Decision: Whole time member held that Ms. Nara Bhuvaneshwari and Ms. Nara Lokesh belong to the promoter group of Target Company and holds 33.38% in the Target Company for the quarter ended September 30, 2008. As Ms. Nara Bhuvaneshwari and Ms. Nara Lokesh, holds 50% each of the share capital in the Acquirer company, then in terms of Explanation (1)(b)(ii) to Regulation 2(h) of the SEBI (SAST) Regulations, 1997, the Acquirer is to be considered as a part of the promoter group of the Target Company and thus, the acquisition was made by him is in violation of Regulation 11(1) of SEBI (SAST) Regulations, 1997 to the extent of 1.17% of the paid up capital of the Target Company. The relevant text of Regulation 2(h) is reproduced below:
“2 (h) ‘promoter’ means—
a) any person who is in control of the target company;
b) any person named as promoter in any offer document of the target company or any shareholding pattern filed by the target company with the stock exchanges pursuant to the Listing Agreement, whichever is later;
and includes any person belonging to the promoter group as mentioned in Explanation I :
Explanation I : For the purpose of this clause, ‘promoter groups’ shall include :
b) in case the promoter is an individual—
ii) any company in which 10 per cent or more of the share capital is held by the promoter or an immediate relative of the promoter or a firm or HUF in which the promoter or any one or more of his immediate relative is a member;”
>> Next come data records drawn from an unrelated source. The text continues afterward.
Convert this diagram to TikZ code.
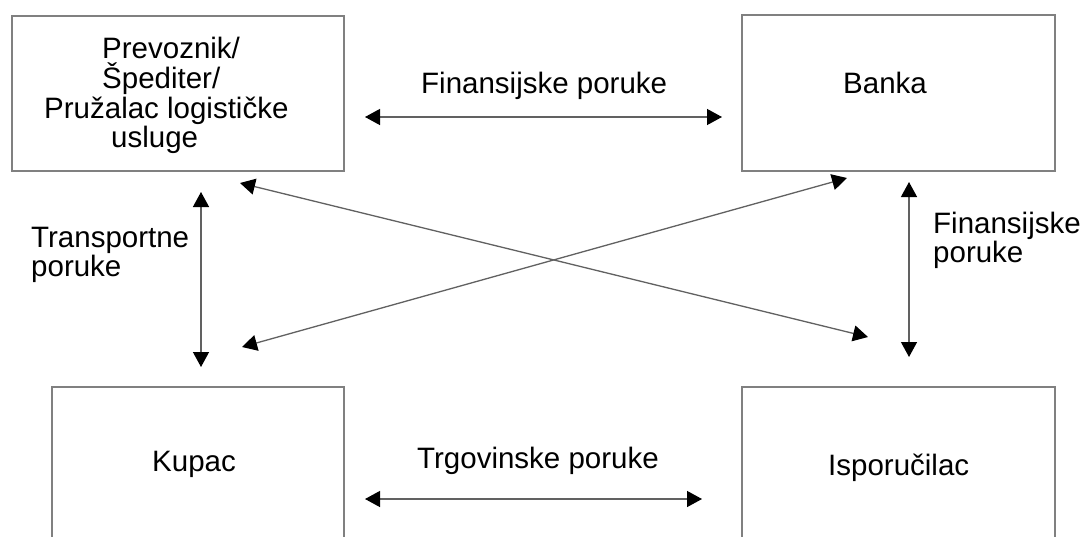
\documentclass[tikz,border=0pt]{standalone}
\usepackage{fontspec}
\setmainfont{Liberation Sans}
\usetikzlibrary{arrows.meta}

\begin{document}
\begin{tikzpicture}[x=1pt,y=-1pt,
  party/.style={draw=black!50, line width=1.6pt, fill=none, inner sep=0pt},
  txt/.style={anchor=base west, inner sep=0pt, font=\fontsize{29.5}{30}\selectfont, text=black},
  msg/.style={draw=black!62, line width=1.3pt,
    {Triangle[length=15pt,width=16pt,color=black]}-{Triangle[length=15pt,width=16pt,color=black]}}
]
\clip (0,0) rectangle (1083,536);
\fill[white] (0,0) rectangle (1083,536);

% the four parties
\node[party, minimum width=332pt, minimum height=155pt] (carrier) at (178,93.5) {};
\node[party, minimum width=313pt, minimum height=156pt] (bank) at (898.5,93) {};
\node[party, minimum width=292pt, minimum height=173pt] (buyer) at (198,473.5) {};
\node[party, minimum width=313pt, minimum height=173pt] (supplier) at (898.5,473.5) {};

% party names
\node[txt] (c1) at (102,58) {Prevoznik/};
\node[txt] (c2) at (102,88) {Špediter/};
\node[txt] (c3) at (44,118) {Pružalac logističke};
\node[txt] (c4) at (111,147) {usluge};
\node[txt] (bankname) at (843,93) {Banka};
\node[txt] (buyername) at (152,471) {Kupac};
\node[txt] (suppliername) at (828,475) {Isporučilac};

% message labels
\node[txt] (finTop) at (421,93) {Finansijske poruke};
\node[txt] (trade) at (417,468) {Trgovinske poruke};
\node[txt] (tr1) at (31,247) {Transportne};
\node[txt] (tr2) at (31,276) {poruke};
\node[txt] (fr1) at (933,233) {Finansijske};
\node[txt] (fr2) at (933,262) {poruke};

% arrow end points
\coordinate (hTopL) at (365,117);
\coordinate (hTopR) at (722,117);
\coordinate (hBotL) at (365,499);
\coordinate (hBotR) at (702,499);
\coordinate (vLeftT) at (201,192);
\coordinate (vLeftB) at (201,367);
\coordinate (vRightT) at (909,182);
\coordinate (vRightB) at (909,357);
\coordinate (dA1) at (240,183);
\coordinate (dA2) at (868,337);
\coordinate (dB1) at (242,347);
\coordinate (dB2) at (847,178);

% message flows
\draw[msg] (hTopL) -- (hTopR);
\draw[msg] (hBotL) -- (hBotR);
\draw[msg] (vLeftT) -- (vLeftB);
\draw[msg] (vRightT) -- (vRightB);
\draw[msg] (dA1) -- (dA2);
\draw[msg] (dB1) -- (dB2);
\end{tikzpicture}
\end{document}
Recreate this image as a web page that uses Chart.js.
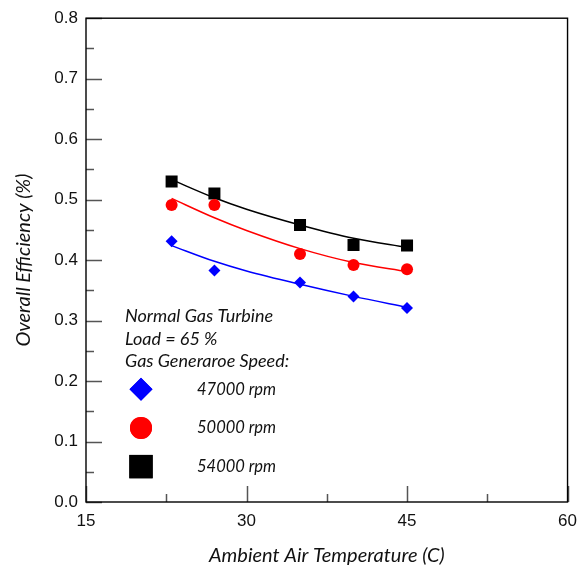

Moreover it was observed that in the shareholding pattern of the Target Company, the Acquirer is still shown as a part of “Public” category. As the Acquirer belong to the promoter group of the Target Company, therefore, the Target Company and Acquirer was directed to take effective steps to classify its shareholding in the Target Company under the promoter category and further directed the Acquirer to appoint a Merchant Banker and disinvest 1,34,905 shares (1.17%) of the Target Company within a period of 2 months from the date of the order and transfer the profits, if any, to Investor Protection Funds of the concerned Stock Exchange.